Maybe the most recent issue has been about money (as though they aren’t all about money in some sense). Since DNA is a code, that code can be valuable and to some very limited extent can be used to create molecules that are possibly medicinal as well as diagnostic and can be patented. Someone can own the code in your blood, without giving the generator of the code any compensation. Many researchers use cancer cells taken from patients decades ago and worth a LOT of money as they have been analyzed and preserved by laboratories.
Like effective medicines, once informed and rigorous protocols are used to generate the original substance, it can be used for purposes not specified in the original agreement. So the Havasupai tribe, whose genetics have been limited by the walls of the Grand Canyon, are of major interest because so many have diabetes. Thus they willingly allowed blood samples to be taken. But then those blood samples were used, without permission or even informing the tribe, for a study of schizophrenia. The slippery slope is that the researcher, who is using only 200 samples, will somehow assert that this tribe carries schizophrenia the way the crowned heads of Europe (definitely inbred on purpose) carry the inability of blood to clot. This quickly becomes “all Havasupai are crazy.”

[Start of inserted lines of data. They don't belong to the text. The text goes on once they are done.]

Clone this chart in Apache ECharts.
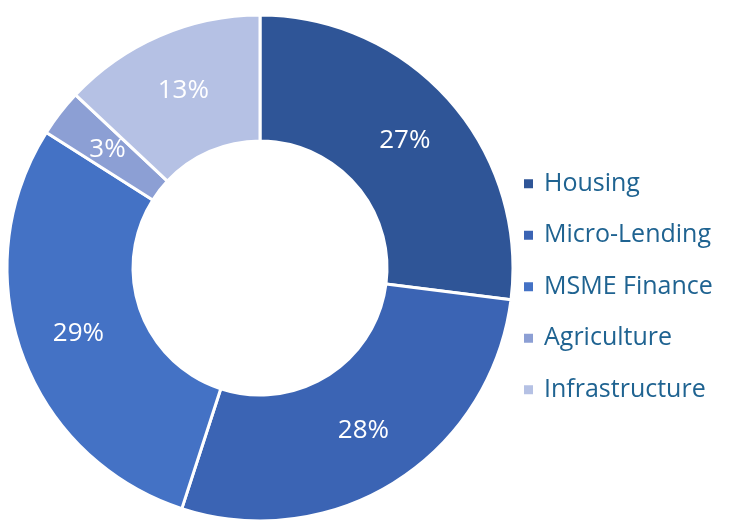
<!DOCTYPE html>
<html>
<head>
<meta charset="utf-8">
<script src="https://cdn.jsdelivr.net/npm/echarts@6/dist/echarts.min.js"></script>
<style>
  html, body { margin: 0; padding: 0; background: #fff; }
  #chart { width: 735px; height: 522px; }
</style>
</head>
<body>
<div id="chart"></div>
<script>
// 各领域占比 (%)
const categories = ['Housing', 'Micro-Lending', 'MSME Finance', 'Agriculture', 'Infrastructure'];
const shares = [27, 28, 29, 3, 13];
const sliceColors = ['#2F5597', '#3B64B4', '#4472C5', '#8C9FD4', '#B5C1E4'];

const chart = echarts.init(document.getElementById('chart'));

const option = {
    animation: false,
    color: sliceColors,
    legend: {
        orient: 'vertical',
        left: 517,
        top: 165,
        icon: 'rect',
        itemWidth: 11,
        itemHeight: 11,
        itemGap: 24,
        data: categories,
        textStyle: {
            fontFamily: 'Open Sans',
            fontSize: 25,
            lineHeight: 27.5,
            color: '#1F6391',
            padding: [0, 0, 0, 5]
        }
    },
    series: [{
        type: 'pie',
        center: [260, 268],
        radius: [127, 253],
        startAngle: 90,
        clockwise: true,
        itemStyle: { borderColor: '#fff', borderWidth: 3 },
        label: {
            position: 'inside',
            formatter: '{c}%',
            color: '#fff',
            fontFamily: 'Open Sans',
            fontSize: 26
        },
        labelLine: { show: false },
        data: categories.map((name, i) => ({ name: name, value: shares[i] }))
    }]
};
chart.setOption(option);
</script>
</body>
</html>
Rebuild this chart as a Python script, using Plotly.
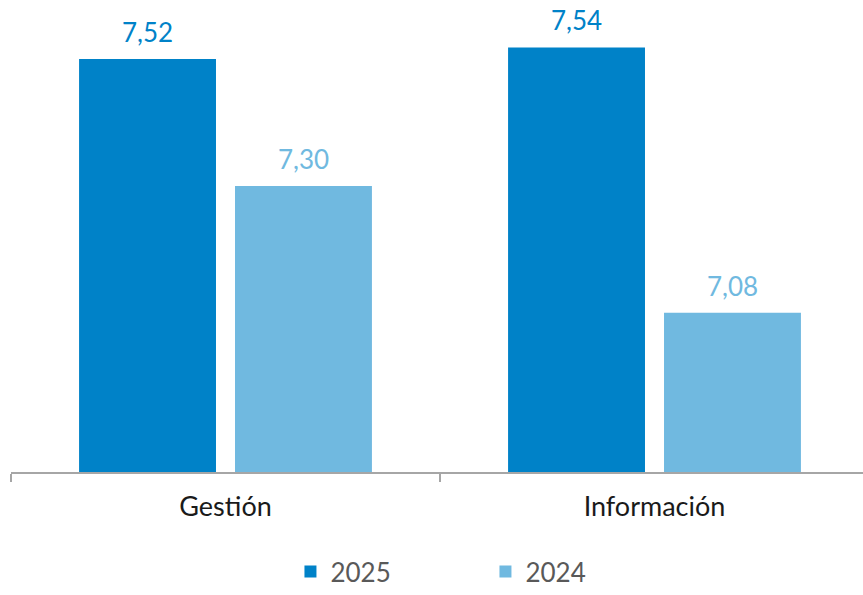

Now the Havasupai, justifiably paranoid, have gone from trusting doctors to avoiding them, since it is unknown whether wearing a wreath of garlic at medical exams will keep them from stealing your blood. And the researchers feel that a stake has been driven through the heart of their studies. My favorite quote in this article is the clincher: Jonathon Marks, an anthropology professor, says that anthropology depends upon cooperation of the groups they study, not so much for legal reasons as because “if we treat people contemptuously, anthropology disappears.”
Well, Mr. Spock could have told them that. Even Captain Kirk had that firmly in mind.